* Stated problem
Please, without the pictures, retype exactly the lines from the start of the material through the line that holds "Chart.register(...registerables);".
* Begin *
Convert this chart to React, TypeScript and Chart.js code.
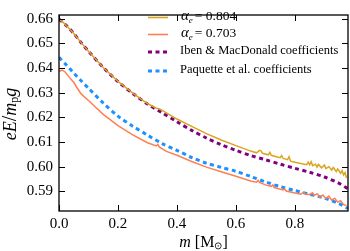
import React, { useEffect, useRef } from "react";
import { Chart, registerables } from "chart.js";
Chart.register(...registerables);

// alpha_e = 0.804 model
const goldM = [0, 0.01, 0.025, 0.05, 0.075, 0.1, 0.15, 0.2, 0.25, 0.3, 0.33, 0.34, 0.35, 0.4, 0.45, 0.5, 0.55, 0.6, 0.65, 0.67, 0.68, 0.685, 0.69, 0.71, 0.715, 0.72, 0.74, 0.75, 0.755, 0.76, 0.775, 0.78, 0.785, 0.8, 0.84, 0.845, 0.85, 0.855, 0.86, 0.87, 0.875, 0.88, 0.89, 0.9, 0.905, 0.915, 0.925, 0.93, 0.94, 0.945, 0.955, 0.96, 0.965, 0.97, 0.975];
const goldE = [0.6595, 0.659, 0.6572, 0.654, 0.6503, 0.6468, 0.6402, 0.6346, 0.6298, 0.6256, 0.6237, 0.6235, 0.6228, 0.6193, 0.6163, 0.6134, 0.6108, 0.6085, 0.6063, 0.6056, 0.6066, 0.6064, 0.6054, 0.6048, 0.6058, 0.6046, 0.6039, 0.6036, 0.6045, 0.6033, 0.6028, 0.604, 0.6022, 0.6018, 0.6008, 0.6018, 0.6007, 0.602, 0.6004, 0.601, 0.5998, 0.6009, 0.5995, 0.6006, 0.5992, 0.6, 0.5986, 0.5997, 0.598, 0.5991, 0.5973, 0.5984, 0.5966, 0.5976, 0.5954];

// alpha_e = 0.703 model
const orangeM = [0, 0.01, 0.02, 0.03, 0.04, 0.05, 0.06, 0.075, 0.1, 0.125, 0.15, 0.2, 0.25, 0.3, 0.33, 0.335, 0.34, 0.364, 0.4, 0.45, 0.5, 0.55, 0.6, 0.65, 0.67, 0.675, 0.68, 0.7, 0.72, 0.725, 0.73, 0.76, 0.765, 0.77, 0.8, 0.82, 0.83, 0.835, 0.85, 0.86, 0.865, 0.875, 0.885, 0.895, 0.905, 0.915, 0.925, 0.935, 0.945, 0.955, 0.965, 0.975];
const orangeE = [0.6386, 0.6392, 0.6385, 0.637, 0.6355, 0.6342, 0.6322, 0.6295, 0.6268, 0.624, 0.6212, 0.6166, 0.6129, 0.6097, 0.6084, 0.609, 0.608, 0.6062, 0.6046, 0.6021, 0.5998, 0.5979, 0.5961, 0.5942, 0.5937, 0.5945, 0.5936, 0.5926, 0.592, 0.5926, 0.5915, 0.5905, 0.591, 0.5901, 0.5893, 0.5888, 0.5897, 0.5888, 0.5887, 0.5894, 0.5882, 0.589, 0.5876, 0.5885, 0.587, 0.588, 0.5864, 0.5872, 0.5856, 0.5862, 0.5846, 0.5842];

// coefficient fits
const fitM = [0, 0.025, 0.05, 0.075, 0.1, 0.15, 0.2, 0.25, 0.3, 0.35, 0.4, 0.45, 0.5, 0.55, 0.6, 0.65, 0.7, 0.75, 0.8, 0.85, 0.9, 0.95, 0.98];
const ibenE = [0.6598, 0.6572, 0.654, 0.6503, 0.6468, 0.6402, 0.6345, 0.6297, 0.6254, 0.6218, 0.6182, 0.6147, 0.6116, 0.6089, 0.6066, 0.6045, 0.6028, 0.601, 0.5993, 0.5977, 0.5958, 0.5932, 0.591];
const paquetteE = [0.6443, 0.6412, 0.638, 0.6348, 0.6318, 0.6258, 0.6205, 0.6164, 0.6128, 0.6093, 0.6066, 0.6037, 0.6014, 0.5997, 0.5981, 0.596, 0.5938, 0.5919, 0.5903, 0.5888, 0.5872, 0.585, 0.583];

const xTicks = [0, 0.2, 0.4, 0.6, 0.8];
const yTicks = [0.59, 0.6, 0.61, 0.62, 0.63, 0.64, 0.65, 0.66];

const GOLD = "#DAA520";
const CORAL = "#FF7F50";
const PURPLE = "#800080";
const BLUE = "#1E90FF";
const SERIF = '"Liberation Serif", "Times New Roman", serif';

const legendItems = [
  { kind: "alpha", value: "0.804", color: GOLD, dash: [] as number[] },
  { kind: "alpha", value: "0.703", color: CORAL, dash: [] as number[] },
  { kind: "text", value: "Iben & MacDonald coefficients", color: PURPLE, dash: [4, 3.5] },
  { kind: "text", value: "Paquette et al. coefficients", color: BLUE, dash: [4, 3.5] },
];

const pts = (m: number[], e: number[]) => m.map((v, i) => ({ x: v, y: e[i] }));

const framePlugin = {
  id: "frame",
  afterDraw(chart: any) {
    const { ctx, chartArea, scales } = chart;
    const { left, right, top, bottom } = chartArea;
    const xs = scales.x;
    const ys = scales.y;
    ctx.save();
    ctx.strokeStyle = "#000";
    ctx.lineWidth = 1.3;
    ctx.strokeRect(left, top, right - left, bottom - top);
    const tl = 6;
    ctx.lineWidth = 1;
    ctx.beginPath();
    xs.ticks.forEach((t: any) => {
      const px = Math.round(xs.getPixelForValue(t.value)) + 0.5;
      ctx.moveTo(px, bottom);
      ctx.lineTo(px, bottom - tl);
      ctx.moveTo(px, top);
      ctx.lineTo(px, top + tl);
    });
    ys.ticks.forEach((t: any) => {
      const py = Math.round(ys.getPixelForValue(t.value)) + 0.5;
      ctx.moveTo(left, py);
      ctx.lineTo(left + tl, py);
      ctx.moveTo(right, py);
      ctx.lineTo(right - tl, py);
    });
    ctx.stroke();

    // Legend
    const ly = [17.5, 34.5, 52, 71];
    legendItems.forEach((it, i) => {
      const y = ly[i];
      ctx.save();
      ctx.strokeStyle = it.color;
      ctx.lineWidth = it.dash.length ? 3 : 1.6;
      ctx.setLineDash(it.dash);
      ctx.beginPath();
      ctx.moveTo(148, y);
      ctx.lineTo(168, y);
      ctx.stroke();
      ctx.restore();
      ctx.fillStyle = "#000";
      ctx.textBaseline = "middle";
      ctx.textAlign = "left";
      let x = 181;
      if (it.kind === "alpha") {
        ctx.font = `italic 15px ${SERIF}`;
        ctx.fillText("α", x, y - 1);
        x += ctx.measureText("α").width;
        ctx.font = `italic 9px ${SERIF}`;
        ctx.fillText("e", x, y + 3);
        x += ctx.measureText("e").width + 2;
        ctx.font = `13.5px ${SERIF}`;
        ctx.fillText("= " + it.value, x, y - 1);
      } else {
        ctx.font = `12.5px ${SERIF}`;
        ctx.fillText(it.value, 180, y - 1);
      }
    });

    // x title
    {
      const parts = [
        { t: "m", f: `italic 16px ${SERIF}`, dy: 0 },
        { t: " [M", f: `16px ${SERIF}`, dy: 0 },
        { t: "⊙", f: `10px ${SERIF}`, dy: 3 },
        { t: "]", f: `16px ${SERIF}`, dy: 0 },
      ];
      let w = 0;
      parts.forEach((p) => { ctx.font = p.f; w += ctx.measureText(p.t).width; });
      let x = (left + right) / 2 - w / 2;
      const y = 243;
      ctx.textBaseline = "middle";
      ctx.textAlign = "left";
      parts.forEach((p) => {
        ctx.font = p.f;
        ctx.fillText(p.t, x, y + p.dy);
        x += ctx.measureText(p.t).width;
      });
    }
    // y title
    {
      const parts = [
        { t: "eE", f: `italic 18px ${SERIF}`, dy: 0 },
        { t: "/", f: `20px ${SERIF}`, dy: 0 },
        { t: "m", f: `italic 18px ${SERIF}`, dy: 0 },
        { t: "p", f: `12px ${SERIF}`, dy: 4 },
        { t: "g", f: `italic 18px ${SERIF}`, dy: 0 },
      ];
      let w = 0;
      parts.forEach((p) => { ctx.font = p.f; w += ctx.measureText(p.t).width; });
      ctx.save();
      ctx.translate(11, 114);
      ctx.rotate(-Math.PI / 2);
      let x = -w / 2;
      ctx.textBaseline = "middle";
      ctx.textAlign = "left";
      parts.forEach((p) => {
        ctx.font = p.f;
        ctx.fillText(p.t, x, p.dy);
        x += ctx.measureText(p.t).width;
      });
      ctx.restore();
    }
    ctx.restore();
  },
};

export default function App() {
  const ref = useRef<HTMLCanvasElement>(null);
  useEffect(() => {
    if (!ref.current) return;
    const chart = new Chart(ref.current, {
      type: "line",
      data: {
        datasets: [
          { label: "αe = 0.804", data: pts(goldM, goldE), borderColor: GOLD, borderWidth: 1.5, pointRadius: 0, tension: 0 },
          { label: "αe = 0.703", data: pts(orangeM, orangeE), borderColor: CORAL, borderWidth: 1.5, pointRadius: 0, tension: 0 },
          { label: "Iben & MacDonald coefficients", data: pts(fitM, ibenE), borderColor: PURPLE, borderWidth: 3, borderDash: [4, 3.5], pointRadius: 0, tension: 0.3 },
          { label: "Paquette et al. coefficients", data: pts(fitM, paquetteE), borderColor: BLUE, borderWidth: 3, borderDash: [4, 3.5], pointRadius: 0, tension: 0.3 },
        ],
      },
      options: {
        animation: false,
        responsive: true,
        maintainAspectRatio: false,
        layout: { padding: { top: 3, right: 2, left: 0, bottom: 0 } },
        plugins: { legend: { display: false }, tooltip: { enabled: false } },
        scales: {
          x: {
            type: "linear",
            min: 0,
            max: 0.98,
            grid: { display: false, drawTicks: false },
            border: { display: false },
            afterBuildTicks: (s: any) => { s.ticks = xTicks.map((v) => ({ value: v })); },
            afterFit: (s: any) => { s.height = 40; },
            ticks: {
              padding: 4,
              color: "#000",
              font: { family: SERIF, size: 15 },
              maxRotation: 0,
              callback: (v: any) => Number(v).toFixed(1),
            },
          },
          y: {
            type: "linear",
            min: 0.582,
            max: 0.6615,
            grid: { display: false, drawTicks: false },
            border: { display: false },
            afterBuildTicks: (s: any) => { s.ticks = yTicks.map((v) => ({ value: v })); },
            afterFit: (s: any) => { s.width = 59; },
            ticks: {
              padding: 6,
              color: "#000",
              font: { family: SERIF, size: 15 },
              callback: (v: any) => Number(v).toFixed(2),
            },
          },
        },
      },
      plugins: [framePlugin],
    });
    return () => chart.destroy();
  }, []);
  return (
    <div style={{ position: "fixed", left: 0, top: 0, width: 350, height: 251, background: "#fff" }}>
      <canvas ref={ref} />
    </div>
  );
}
* End *
* Exercise output
Convert this chart to React, TypeScript and Chart.js code.
import React, { useEffect, useRef } from "react";
import { Chart, registerables } from "chart.js";
Chart.register(...registerables);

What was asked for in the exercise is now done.